[start]

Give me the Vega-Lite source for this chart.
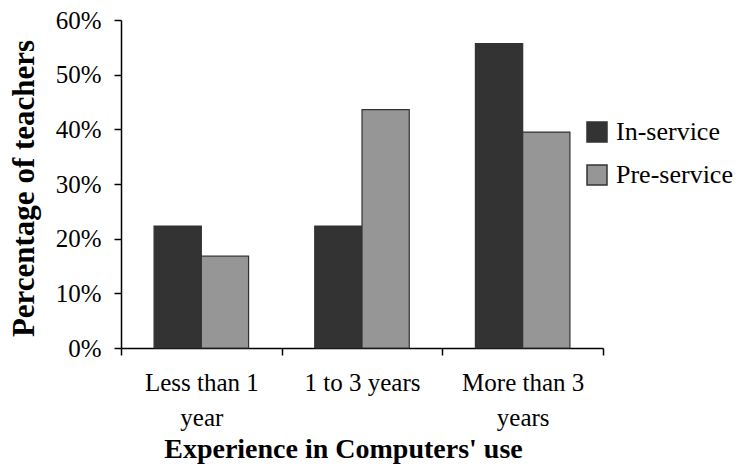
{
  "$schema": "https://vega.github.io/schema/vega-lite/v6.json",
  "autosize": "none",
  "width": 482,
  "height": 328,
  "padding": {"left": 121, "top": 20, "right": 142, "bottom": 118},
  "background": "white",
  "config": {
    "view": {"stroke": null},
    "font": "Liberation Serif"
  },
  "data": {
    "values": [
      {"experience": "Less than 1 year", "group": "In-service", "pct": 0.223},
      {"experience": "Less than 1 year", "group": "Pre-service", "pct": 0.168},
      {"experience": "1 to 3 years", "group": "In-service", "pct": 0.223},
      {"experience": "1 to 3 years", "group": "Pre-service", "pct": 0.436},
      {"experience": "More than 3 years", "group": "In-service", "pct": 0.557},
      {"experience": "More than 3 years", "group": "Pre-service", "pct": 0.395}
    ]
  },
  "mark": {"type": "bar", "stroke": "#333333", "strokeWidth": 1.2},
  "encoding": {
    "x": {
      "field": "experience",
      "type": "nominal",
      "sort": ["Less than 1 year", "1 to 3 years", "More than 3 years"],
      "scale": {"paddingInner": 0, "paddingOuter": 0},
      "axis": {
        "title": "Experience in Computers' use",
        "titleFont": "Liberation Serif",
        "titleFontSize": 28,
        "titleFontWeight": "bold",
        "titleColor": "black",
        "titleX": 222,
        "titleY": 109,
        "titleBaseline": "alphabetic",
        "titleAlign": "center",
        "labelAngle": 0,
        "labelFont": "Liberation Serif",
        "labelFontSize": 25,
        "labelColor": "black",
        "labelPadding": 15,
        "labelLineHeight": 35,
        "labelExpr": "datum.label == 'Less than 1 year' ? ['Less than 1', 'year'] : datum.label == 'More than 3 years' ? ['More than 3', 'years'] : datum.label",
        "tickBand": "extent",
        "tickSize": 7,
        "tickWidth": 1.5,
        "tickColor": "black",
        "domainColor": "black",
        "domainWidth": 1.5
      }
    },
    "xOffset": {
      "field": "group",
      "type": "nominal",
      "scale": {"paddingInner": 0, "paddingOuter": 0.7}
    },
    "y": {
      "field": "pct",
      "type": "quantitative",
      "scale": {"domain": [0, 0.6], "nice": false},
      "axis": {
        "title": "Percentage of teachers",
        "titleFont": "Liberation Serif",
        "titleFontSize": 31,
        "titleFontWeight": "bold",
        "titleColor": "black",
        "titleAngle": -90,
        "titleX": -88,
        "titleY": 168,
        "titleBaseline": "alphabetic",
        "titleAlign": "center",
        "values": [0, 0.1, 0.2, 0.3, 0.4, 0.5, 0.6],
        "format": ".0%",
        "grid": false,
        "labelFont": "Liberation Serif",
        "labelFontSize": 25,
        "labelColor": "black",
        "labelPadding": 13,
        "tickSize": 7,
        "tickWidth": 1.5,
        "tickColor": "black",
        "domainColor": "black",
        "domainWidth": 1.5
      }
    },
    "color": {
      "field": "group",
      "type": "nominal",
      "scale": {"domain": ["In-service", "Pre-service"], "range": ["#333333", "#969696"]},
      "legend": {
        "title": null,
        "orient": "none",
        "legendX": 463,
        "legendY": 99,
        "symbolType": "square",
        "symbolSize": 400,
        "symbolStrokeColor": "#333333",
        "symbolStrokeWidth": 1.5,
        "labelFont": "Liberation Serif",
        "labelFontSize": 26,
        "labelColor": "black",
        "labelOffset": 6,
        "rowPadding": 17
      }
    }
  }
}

[end]

Set task: Extract every line of the data exactly; pictures stay out.

Expected answer:
Give me the Vega-Lite source for this chart.
{
  "$schema": "https://vega.github.io/schema/vega-lite/v6.json",
  "autosize": "none",
  "width": 482,
  "height": 328,
  "padding": {"left": 121, "top": 20, "right": 142, "bottom": 118},
  "background": "white",
  "config": {
    "view": {"stroke": null},
    "font": "Liberation Serif"
  },
  "data": {
    "values": [
      {"experience": "Less than 1 year", "group": "In-service", "pct": 0.223},
      {"experience": "Less than 1 year", "group": "Pre-service", "pct": 0.168},
      {"experience": "1 to 3 years", "group": "In-service", "pct": 0.223},
      {"experience": "1 to 3 years", "group": "Pre-service", "pct": 0.436},
      {"experience": "More than 3 years", "group": "In-service", "pct": 0.557},
      {"experience": "More than 3 years", "group": "Pre-service", "pct": 0.395}
    ]
  },
  "mark": {"type": "bar", "stroke": "#333333", "strokeWidth": 1.2},
  "encoding": {
    "x": {
      "field": "experience",
      "type": "nominal",
      "sort": ["Less than 1 year", "1 to 3 years", "More than 3 years"],
      "scale": {"paddingInner": 0, "paddingOuter": 0},
      "axis": {
        "title": "Experience in Computers' use",
        "titleFont": "Liberation Serif",
        "titleFontSize": 28,
        "titleFontWeight": "bold",
        "titleColor": "black",
        "titleX": 222,
        "titleY": 109,
        "titleBaseline": "alphabetic",
        "titleAlign": "center",
        "labelAngle": 0,
        "labelFont": "Liberation Serif",
        "labelFontSize": 25,
        "labelColor": "black",
        "labelPadding": 15,
        "labelLineHeight": 35,
        "labelExpr": "datum.label == 'Less than 1 year' ? ['Less than 1', 'year'] : datum.label == 'More than 3 years' ? ['More than 3', 'years'] : datum.label",
        "tickBand": "extent",
        "tickSize": 7,
        "tickWidth": 1.5,
        "tickColor": "black",
        "domainColor": "black",
        "domainWidth": 1.5
      }
    },
    "xOffset": {
      "field": "group",
      "type": "nominal",
      "scale": {"paddingInner": 0, "paddingOuter": 0.7}
    },
    "y": {
      "field": "pct",
      "type": "quantitative",
      "scale": {"domain": [0, 0.6], "nice": false},
      "axis": {
        "title": "Percentage of teachers",
        "titleFont": "Liberation Serif",
        "titleFontSize": 31,
        "titleFontWeight": "bold",
        "titleColor": "black",
        "titleAngle": -90,
        "titleX": -88,
        "titleY": 168,
        "titleBaseline": "alphabetic",
        "titleAlign": "center",
        "values": [0, 0.1, 0.2, 0.3, 0.4, 0.5, 0.6],
        "format": ".0%",
        "grid": false,
        "labelFont": "Liberation Serif",
        "labelFontSize": 25,
        "labelColor": "black",
        "labelPadding": 13,
        "tickSize": 7,
        "tickWidth": 1.5,
        "tickColor": "black",
        "domainColor": "black",
        "domainWidth": 1.5
      }
    },
    "color": {
      "field": "group",
      "type": "nominal",
      "scale": {"domain": ["In-service", "Pre-service"], "range": ["#333333", "#969696"]},
      "legend": {
        "title": null,
        "orient": "none",
        "legendX": 463,
        "legendY": 99,
        "symbolType": "square",
        "symbolSize": 400,
        "symbolStrokeColor": "#333333",
        "symbolStrokeWidth": 1.5,
        "labelFont": "Liberation Serif",
        "labelFontSize": 26,
        "labelColor": "black",
        "labelOffset": 6,
        "rowPadding": 17
      }
    }
  }
}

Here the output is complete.